The "Tree space" display option plots trees as points, and attempts to map the
distribution of points such that the distance between mapped points corresponds
to the tree distance between each pair of trees.

The default method (Clustering Information distance) has many advantages over
the widely-used Robinson--Foulds distance [@Smith2020; @SmithSpace];
the quartet distance, whilst slower to calculate, can also produce good
low-dimensional mappings of tree space.

The number of dimensions of space can be reduced to make mappings easier to
interpret, but do check that the mapping quality gauge remains at least "good",
or perceived structure may be an artefact of distortion.

![Tree space mapping reveals three tree clusters](gui_sun_space.png)

In this dataset, trees are assigned to three distinct clusters, and display
"good" structure: clusters are marked only when their silhouette coefficient
is greater than the threshold, whose interpretation is marked above the slider
(here, 0.68 is "good").
As it happens, the clusters largely correspond to the tree reconstruction
method used:
@Fitch1971 parsimony (TNT_EW) trees form one distinct cluster;
trees under "BGS" inapplicable-corrected parsimony [@Brazeau2019] another;
and Bayesian trees a final, more diffuse cluster.

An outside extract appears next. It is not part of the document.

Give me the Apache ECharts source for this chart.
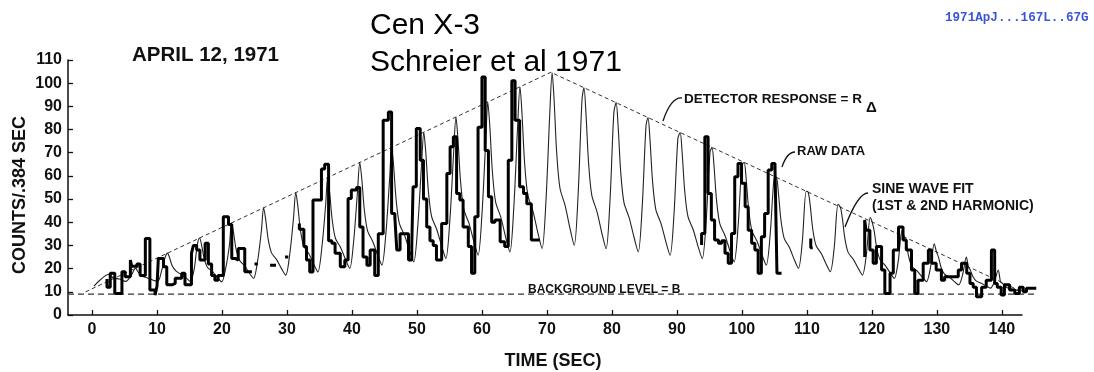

## Tree space analysis in R


More sophisticated tree space analysis can be conducted using the
['TreeDist' package](
https://ms609.github.io/TreeDist/articles/treespace.html).

Sample R code can be downloaded using the "Save plot: R script" button
within the GUI, and is provided here for reference:

## Generate distances

Different tree distances reflect different aspects of tree similarity, which
may or may not be relevant to phylogenetic questions [@Smith2020; @SmithSpace].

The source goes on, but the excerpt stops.